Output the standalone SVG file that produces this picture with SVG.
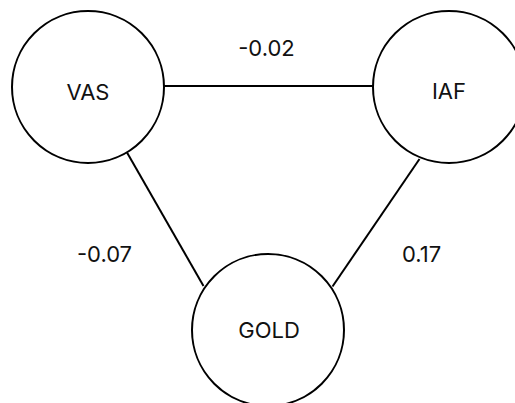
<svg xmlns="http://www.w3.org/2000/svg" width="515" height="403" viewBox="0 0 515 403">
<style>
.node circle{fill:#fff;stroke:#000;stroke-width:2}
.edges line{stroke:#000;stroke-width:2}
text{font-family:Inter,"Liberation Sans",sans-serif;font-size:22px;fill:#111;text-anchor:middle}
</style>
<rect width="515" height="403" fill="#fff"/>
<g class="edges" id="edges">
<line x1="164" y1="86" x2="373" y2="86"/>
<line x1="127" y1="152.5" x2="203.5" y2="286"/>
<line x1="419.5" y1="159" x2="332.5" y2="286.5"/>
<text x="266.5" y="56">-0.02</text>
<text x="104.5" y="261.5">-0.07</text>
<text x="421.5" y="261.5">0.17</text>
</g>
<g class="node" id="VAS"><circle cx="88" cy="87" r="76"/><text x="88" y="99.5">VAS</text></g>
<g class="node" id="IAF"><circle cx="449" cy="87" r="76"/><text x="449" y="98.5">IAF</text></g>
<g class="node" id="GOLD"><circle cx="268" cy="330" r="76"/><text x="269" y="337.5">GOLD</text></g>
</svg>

_Exercise goal_.
Reproduce the material above verbatim; omit every picture.

_Exercise output_.
Output the standalone SVG file that produces this picture with SVG.
<svg xmlns="http://www.w3.org/2000/svg" width="515" height="403" viewBox="0 0 515 403">
<style>
.node circle{fill:#fff;stroke:#000;stroke-width:2}
.edges line{stroke:#000;stroke-width:2}
text{font-family:Inter,"Liberation Sans",sans-serif;font-size:22px;fill:#111;text-anchor:middle}
</style>
<rect width="515" height="403" fill="#fff"/>
<g class="edges" id="edges">
<line x1="164" y1="86" x2="373" y2="86"/>
<line x1="127" y1="152.5" x2="203.5" y2="286"/>
<line x1="419.5" y1="159" x2="332.5" y2="286.5"/>
<text x="266.5" y="56">-0.02</text>
<text x="104.5" y="261.5">-0.07</text>
<text x="421.5" y="261.5">0.17</text>
</g>
<g class="node" id="VAS"><circle cx="88" cy="87" r="76"/><text x="88" y="99.5">VAS</text></g>
<g class="node" id="IAF"><circle cx="449" cy="87" r="76"/><text x="449" y="98.5">IAF</text></g>
<g class="node" id="GOLD"><circle cx="268" cy="330" r="76"/><text x="269" y="337.5">GOLD</text></g>
</svg>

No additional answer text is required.